Human Rights

Mom of baby with Down syndrome: They said I could abort up until she was in the birth canal

Down syndrome, disabilities

Mothers have spoken out about the immense pressure they faced to have abortions in a series of interviews with the BBC. The stories bring even more attention to the United Kingdom’s controversial abortion laws, which permit abortion at any time in pregnancy if the child is diagnosed with a disability.

“We were offered 15 terminations”

Emma Mellor and her husband Steve already had a child when they got pregnant for the second time, when Mellor was 24 years old. At 20 weeks pregnant, doctors discovered fluid on her daughter’s brain, and from then on, the pressure to have an abortion was constant. Their son, Logan, had a hole in his heart, and was on the waiting list to receive surgery. Mellor said the idea of administering an injection to stop her daughter’s heart, while they raced to fix their son’s, was unimaginable.

“In all honesty we were offered 15 terminations, even though we made it really clear that it wasn’t an option for us, but they really seemed to push and really seemed to want us to terminate,” she said, adding, “From that moment on, they recommended we should terminate and told us to think about the effect on our son and his quality of life.”

By 32 weeks, Mellor’s daughter had been diagnosed with Down syndrome, and doctors told her an abortion could be committed up until birth. “At 38 weeks, the doctors made it really, really, really clear that if I changed my mind on the morning of the induction to let them know, because it wasn’t too late,” she said. “I was told that until my baby had started travelling down the birth canal, I could still terminate.”

Today, Mellor’s daughter, Jaimie, is healthy and happy. She and big brother Logan are best friends, proving that a sibling with Down syndrome does not diminish someone’s quality of life.

READ: Mom pressured to abort baby with Down syndrome: My daughter was ‘completely dehumanized’

No support unless you abort

Lorraine Buckmaster was advised to undergo prenatal screening because of her age, and a blood test indicated that her son, Jaxon, might have Down syndrome. “I was 45 at the time and knew there would be a higher chance, but it didn’t matter to me,” she said. “The midwife said we would get longer to see Jaxon on the screen so we went along with it.” The midwife, after learning of the increased risk of Down syndrome, recommended an amniocentesis. Buckmaster refused, and the midwife was furious.

“I said no, we wouldn’t be interested, partly because we had lost a baby the previous year,” she said. “She was very aggressive and said ‘women like you make me sick. Why bother having a screening at all if you’re not going to do anything about it?'” Prenatal screenings can and should be used as pro-life tools to improve health care outcomes and prepare for the safest birth possible for a potentially medically fragile child.
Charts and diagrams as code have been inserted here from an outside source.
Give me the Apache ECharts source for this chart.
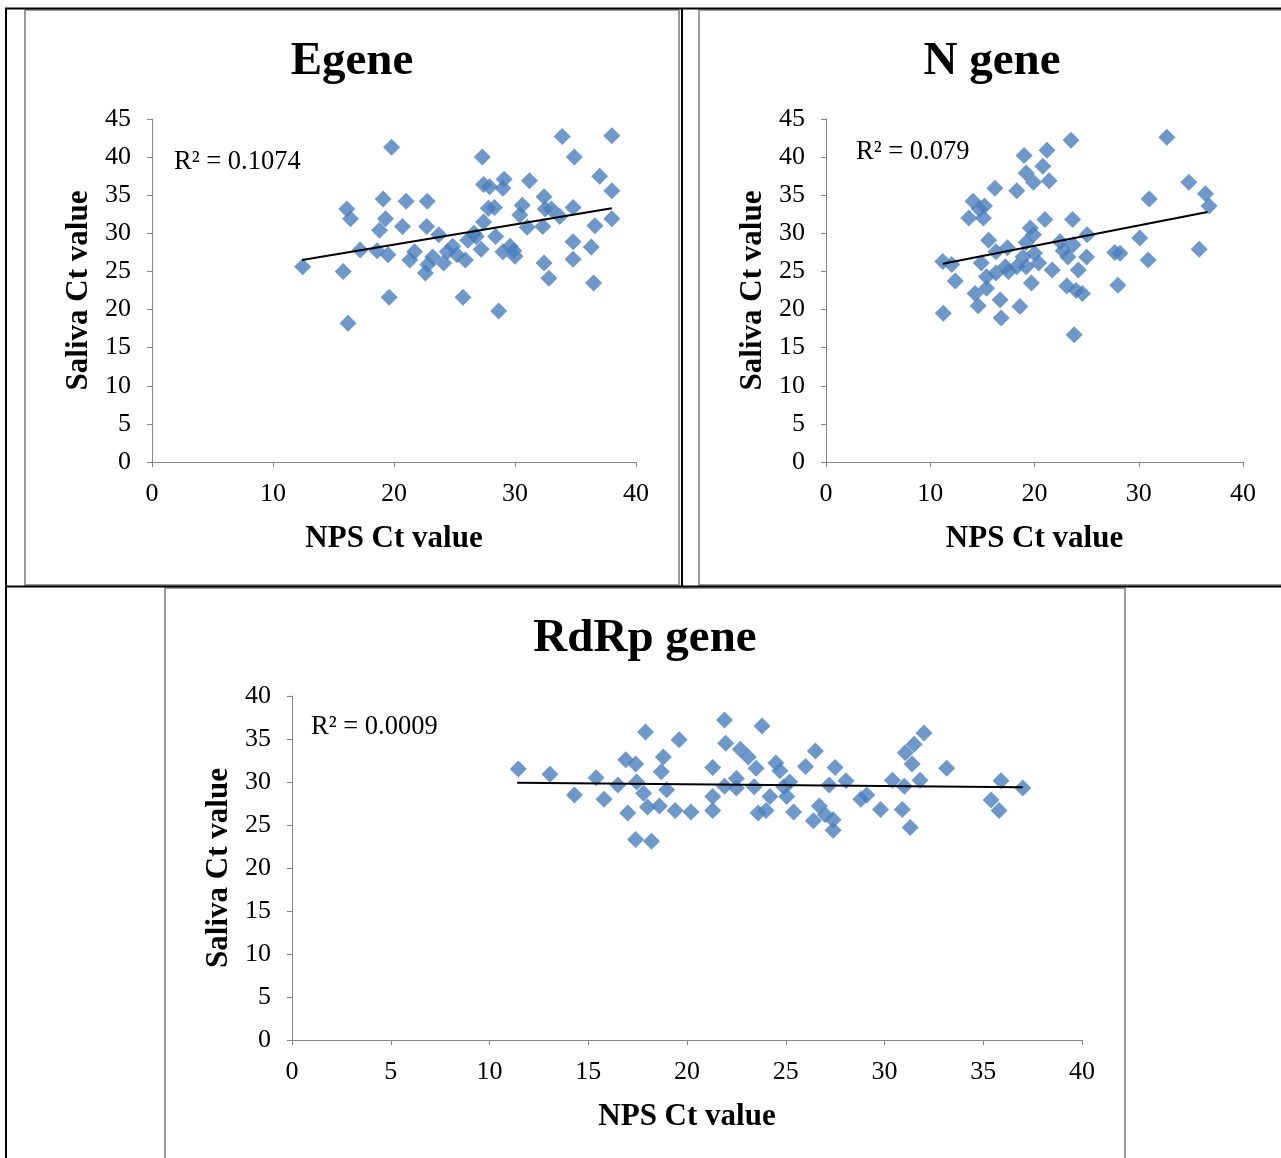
<!DOCTYPE html>
<html>
<head>
<meta charset="utf-8">
<script src="https://cdn.jsdelivr.net/npm/echarts@6/dist/echarts.min.js"></script>
<style>
html,body{margin:0;padding:0;background:#fff;}
#chart{width:1281px;height:1158px;}
</style>
</head>
<body>
<div id="chart"></div>
<script>
// ---------- DATA ----------
const titles = ['Egene', 'N gene', 'RdRp gene'];
const xAxisName = 'NPS Ct value';
const yAxisName = 'Saliva Ct value';
const r2Labels = ['R² = 0.1074', 'R² = 0.079', 'R² = 0.0009'];

const egeneNps = [12.45,15.8,16.2,16.1,16.4,17.2,18.6,18.8,19.3,19.1,19.5,19.6,19.8,20.7,21.0,21.3,21.7,22.75,22.7,22.6,22.8,23.7,23.2,24.1,24.85,25.2,25.9,25.7,26.1,26.8,27.2,27.4,27.3,27.4,27.9,27.8,28.3,28.4,28.65,29.1,29.0,29.0,29.6,30.0,30.4,30.6,31.0,31.2,32.4,32.3,32.5,32.4,32.8,33.0,33.7,33.9,34.8,34.8,34.8,34.9,36.3,36.6,36.5,37.0,38.0,38.0,38.0,26.6,29.9,24.4];
const egeneSaliva = [25.6,25.0,18.2,33.2,31.9,27.8,27.7,30.4,31.9,34.5,27.2,21.6,41.3,30.9,34.2,26.5,27.6,34.2,30.9,24.8,25.9,29.8,26.9,26.1,28.3,27.2,26.5,21.6,29.1,29.6,27.9,31.5,40.0,36.4,36.1,33.3,33.4,29.6,19.8,37.1,35.9,27.6,28.3,27.0,32.4,33.7,30.8,36.9,34.8,30.9,33.2,26.1,24.1,33.2,32.2,42.7,33.4,28.9,26.6,40.0,28.2,31.0,23.5,37.5,35.6,31.9,42.8,30.0,27.7,27.6];
const egeneTrendX = [12.4, 38.0];
const egeneTrendY = [26.5, 33.3];

const nNps = [11.2,12.05,11.25,12.4,13.7,14.1,14.3,14.6,14.7,15.2,15.1,15.6,14.9,15.4,15.4,16.2,16.3,16.3,16.7,16.8,17.4,17.5,18.3,18.3,18.6,19.0,19.2,19.9,20.8,21.2,21.4,19.6,19.9,19.2,18.9,19.2,19.7,20.0,20.4,21.0,21.7,22.45,22.75,23.2,23.1,23.5,23.65,23.7,24.2,24.0,24.6,23.8,25.0,25.05,27.7,28.2,28.0,30.1,30.9,31.0,32.7,34.8,35.8,36.4,36.75,17.2];
const nSaliva = [26.3,25.9,19.5,23.75,32.0,34.2,22.1,20.5,33.2,33.6,32.0,29.1,26.1,24.3,22.8,35.9,27.6,24.8,21.3,18.9,28.1,25.0,35.6,25.6,20.4,40.2,37.9,36.7,38.8,40.9,36.9,30.7,29.8,28.8,26.9,25.6,23.5,27.4,26.1,31.8,25.2,28.9,27.7,26.9,23.1,42.2,31.8,28.5,25.2,22.5,22.1,16.7,26.9,29.8,27.5,27.4,23.2,29.4,26.5,34.5,42.6,36.7,27.9,35.2,33.6,25.6];
const nTrendX = [11.2, 36.6];
const nTrendY = [26.0, 32.8];

const rdrpNps = [11.46,13.06,14.3,15.4,15.8,16.5,16.9,17.0,17.4,17.4,17.45,17.8,17.9,18.0,18.2,18.6,18.7,18.8,18.97,19.4,19.6,20.2,21.3,21.3,21.3,21.9,21.96,21.9,22.5,22.5,22.7,23.1,23.4,23.5,23.6,23.8,24.0,24.2,24.5,24.7,24.9,25.2,25.05,25.4,26.0,26.5,26.4,26.7,27.0,27.2,27.4,27.4,27.5,28.05,28.8,29.1,29.8,30.4,30.9,31.0,31.05,31.3,31.4,31.5,31.8,32.0,33.15,35.4,35.8,35.9,37.0];
const rdrpSaliva = [31.5,30.9,28.5,30.5,28.0,29.65,32.6,26.4,23.3,32.1,30.0,28.7,35.8,27.1,23.1,27.2,31.2,32.9,29.1,26.7,34.9,26.5,26.7,28.3,31.7,37.2,34.5,29.5,29.3,30.4,33.8,32.9,29.45,31.6,26.4,36.5,26.7,28.3,32.2,31.3,29.45,30.0,28.3,26.5,31.8,33.6,25.5,27.2,26.2,29.65,24.4,25.6,31.7,30.15,28.0,28.5,26.8,30.2,26.8,29.5,33.4,24.7,32.1,34.4,30.2,35.7,31.6,27.9,26.7,30.15,29.3];
const rdrpTrendX = [11.4, 37.0];
const rdrpTrendY = [29.9, 29.4];

// ---------- BUILD ----------
const zip = (a, b) => a.map((v, i) => [v, b[i]]);
const FONT = '"Liberation Serif", "Times New Roman", serif';
const AXIS_GRAY = '#868686';
const BLUE = '#4a7ebb';

function xAxisCfg(idx, interval) {
  return {
    gridIndex: idx, type: 'value', min: 0, max: 40, interval: interval,
    name: xAxisName, nameLocation: 'middle', nameGap: 61,
    nameTextStyle: {fontFamily: FONT, fontSize: 31, fontWeight: 'bold', color: '#000'},
    axisLine: {show: true, onZero: false, lineStyle: {color: AXIS_GRAY, width: 1}},
    axisTick: {show: true, inside: false, length: 5, lineStyle: {color: AXIS_GRAY}},
    axisLabel: {fontFamily: FONT, fontSize: 26, color: '#000', margin: 19},
    splitLine: {show: false}
  };
}
function yAxisCfg(idx, max) {
  return {
    gridIndex: idx, type: 'value', min: 0, max: max, interval: 5,
    name: yAxisName, nameLocation: 'middle', nameGap: 58, nameRotate: 90,
    nameTextStyle: {fontFamily: FONT, fontSize: 31, fontWeight: 'bold', color: '#000'},
    axisLine: {show: true, onZero: false, lineStyle: {color: AXIS_GRAY, width: 1}},
    axisTick: {show: true, inside: false, length: 5, lineStyle: {color: AXIS_GRAY}},
    axisLabel: {fontFamily: FONT, fontSize: 26, color: '#000', margin: 21},
    splitLine: {show: false}
  };
}
function scatter(idx, x, y) {
  return {type: 'scatter', xAxisIndex: idx, yAxisIndex: idx, data: zip(x, y),
    symbol: 'diamond', symbolSize: 17, itemStyle: {color: BLUE}, silent: true, z: 3};
}
function trend(idx, x, y) {
  return {type: 'line', xAxisIndex: idx, yAxisIndex: idx, data: zip(x, y),
    symbol: 'none', lineStyle: {color: '#000', width: 2}, silent: true, z: 4};
}

const chart = echarts.init(document.getElementById('chart'), null, {renderer: 'canvas'});

const titleStyle = {fontFamily: FONT, fontSize: 47, fontWeight: 'bold', fill: '#000'};
const r2Style = {fontFamily: FONT, fontSize: 26.5, fill: '#000'};

chart.setOption({
  backgroundColor: '#fff',
  animation: false,
  grid: [
    {left: 152, top: 119, width: 484, height: 343},
    {left: 826, top: 119, width: 417, height: 343},
    {left: 292, top: 696, width: 790, height: 344}
  ],
  xAxis: [xAxisCfg(0, 10), xAxisCfg(1, 10), xAxisCfg(2, 5)],
  yAxis: [yAxisCfg(0, 45), yAxisCfg(1, 45), yAxisCfg(2, 40)],
  series: [
    scatter(0, egeneNps, egeneSaliva), trend(0, egeneTrendX, egeneTrendY),
    scatter(1, nNps, nSaliva), trend(1, nTrendX, nTrendY),
    scatter(2, rdrpNps, rdrpSaliva), trend(2, rdrpTrendX, rdrpTrendY)
  ],
  graphic: [
    // panel borders (gray chart frames)
    {type: 'rect', shape: {x: 25, y: 10, width: 654, height: 575}, style: {fill: null, stroke: '#9a9a9a', lineWidth: 2}, silent: true},
    {type: 'rect', shape: {x: 699, y: 10, width: 620, height: 575}, style: {fill: null, stroke: '#9a9a9a', lineWidth: 2}, silent: true},
    {type: 'rect', shape: {x: 165, y: 588, width: 960, height: 620}, style: {fill: null, stroke: '#9a9a9a', lineWidth: 2}, silent: true},
    // table black lines
    {type: 'line', shape: {x1: 5, y1: 8.5, x2: 1290, y2: 8.5}, style: {stroke: '#000', lineWidth: 2}, silent: true},
    {type: 'line', shape: {x1: 6, y1: 8, x2: 6, y2: 1170}, style: {stroke: '#000', lineWidth: 2}, silent: true},
    {type: 'line', shape: {x1: 682, y1: 8, x2: 682, y2: 587}, style: {stroke: '#000', lineWidth: 2}, silent: true},
    {type: 'line', shape: {x1: 5, y1: 586.5, x2: 1290, y2: 586.5}, style: {stroke: '#000', lineWidth: 2}, silent: true},
    // titles
    {type: 'text', x: 352, y: 62, style: Object.assign({text: titles[0], textAlign: 'center', textVerticalAlign: 'middle'}, titleStyle)},
    {type: 'text', x: 992, y: 62, style: Object.assign({text: titles[1], textAlign: 'center', textVerticalAlign: 'middle'}, titleStyle)},
    {type: 'text', x: 645, y: 639, style: Object.assign({text: titles[2], textAlign: 'center', textVerticalAlign: 'middle'}, titleStyle)},
    // R² labels
    {type: 'text', x: 174, y: 162, style: Object.assign({text: r2Labels[0], textAlign: 'left', textVerticalAlign: 'middle'}, r2Style)},
    {type: 'text', x: 856, y: 152, style: Object.assign({text: r2Labels[1], textAlign: 'left', textVerticalAlign: 'middle'}, r2Style)},
    {type: 'text', x: 311, y: 727, style: Object.assign({text: r2Labels[2], textAlign: 'left', textVerticalAlign: 'middle'}, r2Style)}
  ]
});
</script>
</body>
</html>
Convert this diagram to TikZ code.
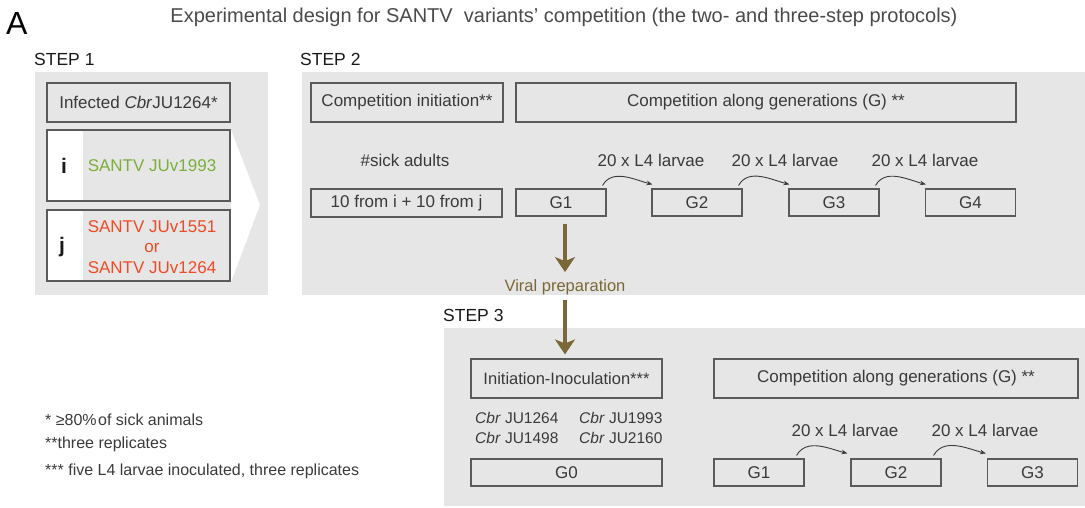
\documentclass[tikz,border=0pt]{standalone}
\usepackage{fontspec}
\setmainfont{Liberation Sans}
\usetikzlibrary{arrows.meta,calc}
\definecolor{panelgray}{HTML}{E6E6E6}
\definecolor{boxline}{HTML}{5A5A5A}
\definecolor{txt}{HTML}{3A3A3A}
\definecolor{titlec}{HTML}{4A4A4A}
\definecolor{vgreen}{HTML}{7AB03A}
\definecolor{vred}{HTML}{F04A24}
\definecolor{olivec}{HTML}{7A6837}
\newcommand{\setfs}[1]{\fontsize{#1pt}{#1pt}\selectfont}
\begin{document}
\begin{tikzpicture}[x=1pt,y=-1pt,
  panel/.style={fill=panelgray,draw=none},
  box/.style={draw=boxline,line width=1.1pt,inner sep=0pt,text=txt,font=\setfs{17}},
  gbox/.style={box,minimum width=90pt,minimum height=27pt},
  lbl/.style={inner sep=0pt,text=txt,font=\setfs{17}},
  steplbl/.style={inner sep=0pt,anchor=west,text=black!90,font=\setfs{17.5}},
  note/.style={inner sep=0pt,anchor=west,text=txt,font=\setfs{16}},
  cbr/.style={inner sep=0pt,anchor=west,text=txt,font=\setfs{15.5}},
  letter/.style={inner sep=0pt,text=black!90,font=\setfs{21}\bfseries},
  larr/.style={-{Stealth[length=6pt,width=4.5pt]},line width=0.9pt,draw=txt},
  olivearr/.style={-{Stealth[length=15pt,width=20pt,inset=4pt]},line width=3.5pt,draw=olivec,fill=olivec}]
\useasboundingbox (0,0) rectangle (1085,508);

% heading
\node[inner sep=0pt,anchor=base west,font=\setfs{32}] (A) at (6,35) {A};
\node[inner sep=0pt,anchor=base,text=titlec,font=\setfs{20}] (title) at (564,23)
  {Experimental design for SANTV\ \ variants' competition (the two- and three-step protocols)};

% panels
\fill[panel] (35,72) rectangle (268,295);
\fill[panel] (302,72) rectangle (1085,295);
\fill[panel] (444,328) rectangle (1085,506);

\node[steplbl] (s1) at (34,59) {STEP 1};
\node[steplbl] (s2) at (300,59) {STEP 2};
\node[steplbl] (s3) at (443,315) {STEP 3};

% STEP 1
\fill[white] (231,130) -- (260,205) -- (231,282) -- cycle;
\fill[white] (47,130) rectangle (83,201);
\fill[white] (47,210) rectangle (83,281);
\node[box,minimum width=183pt,minimum height=39pt] (inf) at (138.5,102.5) {Infected \textit{Cbr}JU1264*};
\node[box,minimum width=183pt,minimum height=71pt] (bi) at (138.5,165.5) {};
\node[box,minimum width=183pt,minimum height=71pt] (bj) at (138.5,245.5) {};
\node[letter] (li) at (64,166) {i};
\node[letter] (lj) at (62,247) {j};
\node[inner sep=0pt,text=vgreen,font=\setfs{17}] (vi) at (152,166) {SANTV JUv1993};
\node[inner sep=0pt,text=vred,align=center,font=\fontsize{17pt}{20.5pt}\selectfont] (vj) at (152,247)
  {SANTV JUv1551\\or\\SANTV JUv1264};

% STEP 2
\node[box,minimum width=192pt,minimum height=39pt] (ci) at (407,102.5) {Competition initiation**};
\node[box,minimum width=500pt,minimum height=39pt] (cg) at (766,102.5) {Competition along generations (G) **};
\node[lbl] (sick) at (405,160) {\#sick adults};
\node[box,minimum width=191pt,minimum height=28pt] (ten) at (406.5,203) {10 from i + 10 from j};
\node[gbox] (g1) at (561,202.5) {G1};
\node[gbox] (g2) at (697,202.5) {G2};
\node[gbox] (g3) at (834,202.5) {G3};
\node[gbox] (g4) at (970.5,202.5) {G4};
\node[lbl] (l1) at (651,160) {20 x L4 larvae};
\node[lbl] (l2) at (785,160) {20 x L4 larvae};
\node[lbl] (l3) at (925,160) {20 x L4 larvae};
\draw[larr] ([xshift=-4pt,yshift=3pt]g1.north east) to[out=60,in=165] ([xshift=1pt,yshift=4pt]g2.north west);
\draw[larr] ([xshift=-4pt,yshift=3pt]g2.north east) to[out=60,in=165] ([xshift=1pt,yshift=4pt]g3.north west);
\draw[larr] ([xshift=-4pt,yshift=3pt]g3.north east) to[out=60,in=165] ([xshift=1pt,yshift=4pt]g4.north west);

% viral preparation
\node[inner sep=0pt,text=olivec,font=\setfs{16.5}] (viral) at (565,287) {Viral preparation};
\draw[olivearr,shorten <=7pt,shorten >=7pt] (g1.south -| viral.north) -- (viral.north);

% STEP 3
\node[box,minimum width=191pt,minimum height=39pt,font=\setfs{16.5}] (init) at (566.5,378.5) {Initiation-Inoculation***};
\draw[olivearr,shorten <=5pt,shorten >=4pt] (viral.south) -- (viral.south |- init.north);
\node[box,minimum width=364pt,minimum height=39pt] (cg3) at (896,378.5) {Competition along generations (G) **};
\node[cbr] (c1) at (475,418) {\textit{Cbr} JU1264};
\node[cbr] (c2) at (579,418) {\textit{Cbr} JU1993};
\node[cbr] (c3) at (475,438) {\textit{Cbr} JU1498};
\node[cbr] (c4) at (579,438) {\textit{Cbr} JU2160};
\node[box,minimum width=191pt,minimum height=27pt] (g0) at (566.5,472.5) {G0};
\node[gbox] (h1) at (759,472.5) {G1};
\node[gbox] (h2) at (896,472.5) {G2};
\node[gbox] (h3) at (1032.5,472.5) {G3};
\node[lbl] (m1) at (845,430) {20 x L4 larvae};
\node[lbl] (m2) at (985,430) {20 x L4 larvae};
\draw[larr] ([xshift=-8pt,yshift=3pt]h1.north east) to[out=60,in=165] ([xshift=-3pt,yshift=5pt]h2.north west);
\draw[larr] ([xshift=-8pt,yshift=3pt]h2.north east) to[out=60,in=165] ([xshift=-1pt,yshift=5pt]h3.north west);

% footnotes
\node[note] (n1) at (45,420) {* ≥80\%\hspace{1.5pt}of sick animals};
\node[note] (n2) at (45,444) {**three replicates};
\node[note] (n3) at (45,471) {*** five L4 larvae inoculated, three replicates};
\end{tikzpicture}
\end{document}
But too often, as Buckmaster’s midwife demonstrated, testing is used instead as a way to weed out those deemed as “unwanted” or “undesirable” through abortion.

A midwife called Buckmaster later, apologizing for delivering “really bad news,” which was that Jaxon had a 1 in 5 chance of having Down syndrome. Buckmaster, along with her husband Mark, refused all further testing. “The support was only there if I chose to have an abortion, and that was what they presumed, but they weren’t interested when I said I wanted to keep Jaxon,” she said.

Jaxon’s Down syndrome diagnosis was confirmed at birth, and he is now a much-beloved member of the Buckmaster family. “It takes him longer to reach milestones, but we celebrate them so much more because they are such an achievement for him,” Buckmaster said.

Deadly discrimination

People with disabilities, including Down syndrome self-advocates, have been campaigning to have the United Kingdom’s discriminatory abortion law overturned. “The current law is unfair. It makes me feel like I shouldn’t exist, and that I’d be better off dead in the eyes of the law,” Heidi Crowter, a young woman with Down syndrome, recently said. “The policy basically says that it’s normal for a baby with Down’s syndrome to be terminated right up until birth. The reason why this is important to me is because I have Down’s syndrome, I know what it is to have it, and my husband has it.”

A judicial review to change the discriminatory law has been approved and will soon be heard by the High Court, where the government will hopefully realize that all people — including people with disabilities — have the right to life.